Budapest, the students, and the end
From around 1869 Liszt arranged his life in three places at once — winters largely in Rome, springs teaching at Weimar, and time each year in Pest — the vie trifurquée, the “three-forked life,” that the map above traces. In 1875 he became the first president of the new Royal National Hungarian Academy of Music in Budapest, the institution that carries his name today. In all three cities he taught, and he taught as he always had: for free. He had refused payment for lessons his entire life, and the masterclasses of his last years drew the young pianists — Eugen d’Albert, Emil von Sauer, Moriz Rosenthal, Alexander Siloti, who would in turn teach Rachmaninoff — through whom the grand Romantic tradition of playing descends to the present.

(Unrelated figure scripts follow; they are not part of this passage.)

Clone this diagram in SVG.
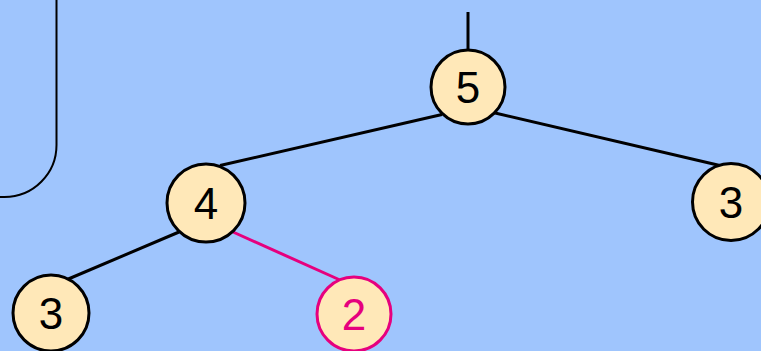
<svg xmlns="http://www.w3.org/2000/svg" width="761" height="351" viewBox="0 0 761 351">
<style>
.n{fill:#FFE8B8;stroke:#000;stroke-width:3}
.p{fill:#FFE8B8;stroke:#E6007E;stroke-width:3}
.t{font-family:"Liberation Sans",Arial,sans-serif;font-size:44px;text-anchor:middle;fill:#000}
.tp{font-family:"Liberation Sans",Arial,sans-serif;font-size:44px;text-anchor:middle;fill:#E6007E}
.e{stroke:#000;stroke-width:3;fill:none}
.ep{stroke:#E6007E;stroke-width:3;fill:none}
</style>
<rect x="0" y="0" width="761" height="351" fill="#9FC5FD"/>
<path d="M56.5,-5 V145 A52,52 0 0 1 4.5,197 H-5" fill="none" stroke="#000" stroke-width="2"/>
<g id="connectors">
<line class="e" x1="468" y1="12" x2="468" y2="50"/>
<line class="e" x1="442" y1="114.5" x2="220" y2="165.5"/>
<line class="e" x1="493" y1="112.5" x2="722" y2="166"/>
<line class="e" x1="179" y1="232" x2="66" y2="280"/>
<line class="ep" x1="233" y1="232" x2="340" y2="280"/>
</g>
<g id="n5"><circle class="n" cx="468" cy="87" r="37"/><text class="t" x="468" y="103">5</text></g>
<g id="n4"><circle class="n" cx="206" cy="203" r="39"/><text class="t" x="206" y="219">4</text></g>
<g id="n3r"><circle class="n" cx="731" cy="202" r="38.5"/><text class="t" x="731" y="218">3</text></g>
<g id="n3l"><circle class="n" cx="51" cy="313" r="38"/><text class="t" x="51" y="329">3</text></g>
<g id="n2"><circle class="p" cx="354" cy="314" r="37"/><text class="tp" x="354" y="330">2</text></g>
</svg>
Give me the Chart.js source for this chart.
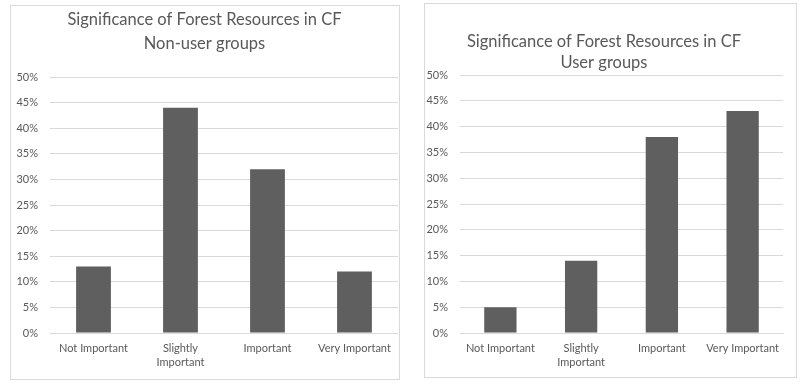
<!DOCTYPE html>
<html>
<head>
<meta charset="utf-8">
<script src="https://cdn.jsdelivr.net/npm/chart.js@4.4.0/dist/chart.umd.min.js"></script>
<style>
  body { margin: 0; background: #fff; width: 804px; height: 387px; position: relative; overflow: hidden; }
  .panel { position: absolute; border: 1px solid #d9d9d9; background: #fff; }
  #leftPanel { left: 10px; top: 5px; width: 388px; height: 373px; }
  #rightPanel { left: 424px; top: 3px; width: 371px; height: 373px; }
  canvas { display: block; }
</style>
</head>
<body>
<div class="panel" id="leftPanel"><canvas id="nonUserChart" width="388" height="373"></canvas></div>
<div class="panel" id="rightPanel"><canvas id="userChart" width="371" height="373"></canvas></div>
<script>
const categories = ['Not Important', ['Slightly', 'Important'], 'Important', 'Very Important'];
const nonUserValues = [13, 44, 32, 12];
const userValues = [5, 14, 38, 43];
const yTicks = [0, 5, 10, 15, 20, 25, 30, 35, 40, 45, 50];

const FONT = 'Lato, "Open Sans", sans-serif';
const GREY = '#595959';

function makeChart(id, title, values, opts) {
  const ctx = document.getElementById(id).getContext('2d');
  return new Chart(ctx, {
    type: 'bar',
    data: {
      labels: categories,
      datasets: [{
        data: values,
        backgroundColor: '#5f5f5f',
        categoryPercentage: 0.4,
        barPercentage: 1
      }]
    },
    options: {
      responsive: false,
      animation: false,
      layout: { padding: { left: 0, right: opts.padRight, top: 0, bottom: 0 } },
      plugins: {
        legend: { display: false },
        tooltip: { enabled: false },
        title: {
          display: true,
          text: title,
          color: GREY,
          font: { family: FONT, size: 16.5, weight: 'normal', lineHeight: opts.titleLine / 16.5 },
          padding: { top: opts.titleTop, bottom: opts.titleBottom }
        }
      },
      scales: {
        x: {
          grid: { display: false, drawTicks: false },
          border: { color: '#d9d9d9' },
          ticks: { color: GREY, font: { family: FONT, size: 11, lineHeight: 14 / 11 }, padding: 8, maxRotation: 0, autoSkip: false },
          afterFit: (s) => { s.height = opts.xHeight; }
        },
        y: {
          min: 0,
          max: 50,
          afterBuildTicks: (s) => { s.ticks = yTicks.map(v => ({ value: v })); },
          grid: { color: '#d9d9d9', drawTicks: false },
          border: { display: false },
          ticks: { color: GREY, font: { family: FONT, size: 11 }, padding: 12, callback: (v) => v + '%' },
          afterFit: (s) => { s.width = opts.yWidth; }
        }
      }
    }
  });
}

makeChart('nonUserChart', ['Significance of Forest Resources in CF', 'Non-user groups'], nonUserValues,
  { padRight: 1, titleLine: 24, titleTop: 2, titleBottom: 21, xHeight: 46, yWidth: 39 });
makeChart('userChart', ['Significance of Forest Resources in CF', 'User groups'], userValues,
  { padRight: 13, titleLine: 21, titleTop: 27, titleBottom: 2, xHeight: 44, yWidth: 35 });
</script>
</body>
</html>
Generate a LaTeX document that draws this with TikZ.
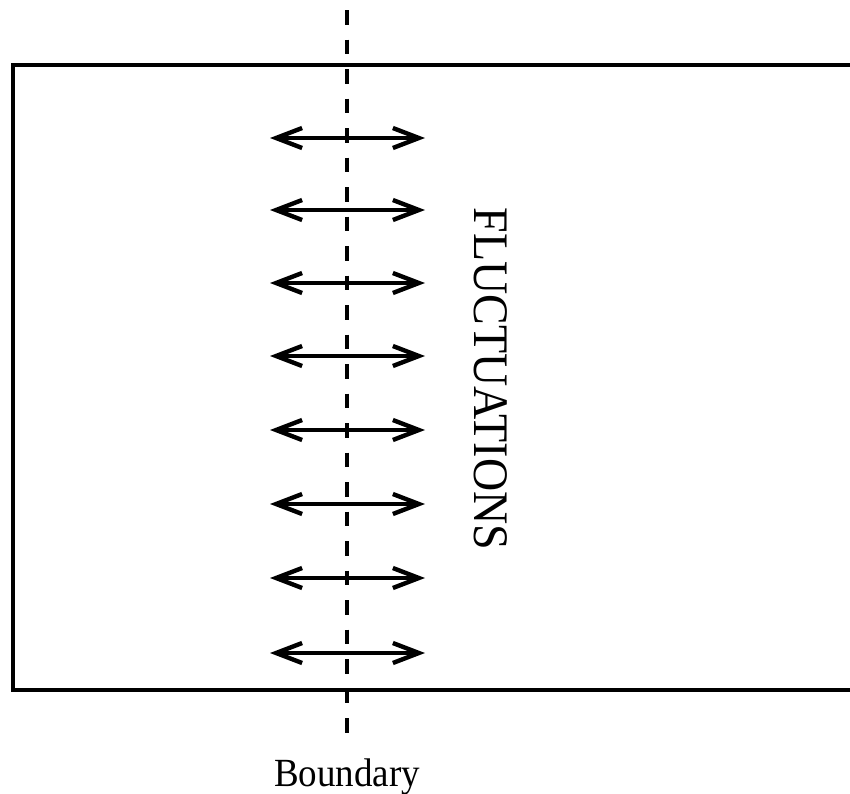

His Hungarian music belongs to these years and the love of country behind them, even if its materials were not quite what he thought. The Hungarian Rhapsodies draw on the urban verbunkos and café-band style of the Romani musicians Liszt heard in Hungary, rather than the older peasant folk music that Bartók and Kodály would later collect — and that Bartók, with some asperity, distinguished from Liszt’s sources. The patriotic point, for Liszt, was never in doubt: Pest had given him a jewelled sword of honour as a national hero as far back as 1840.
Liszt died at Bayreuth on 31 July 1886, aged seventy-four, of pneumonia caught while attending the Wagner festival run by his daughter Cosima — Wagner’s widow since 1883. He had outlived Wagner, Chopin, Berlioz, Schumann and Mendelssohn, and nearly every quarrel of his enormous life. What he left behind was not only the symphonic poem, the modern recital, the transformed technique of the instrument, and the organ works that join Bach to Franck and Reger, but the example — endlessly imitated, never equalled — of the musician as a public force.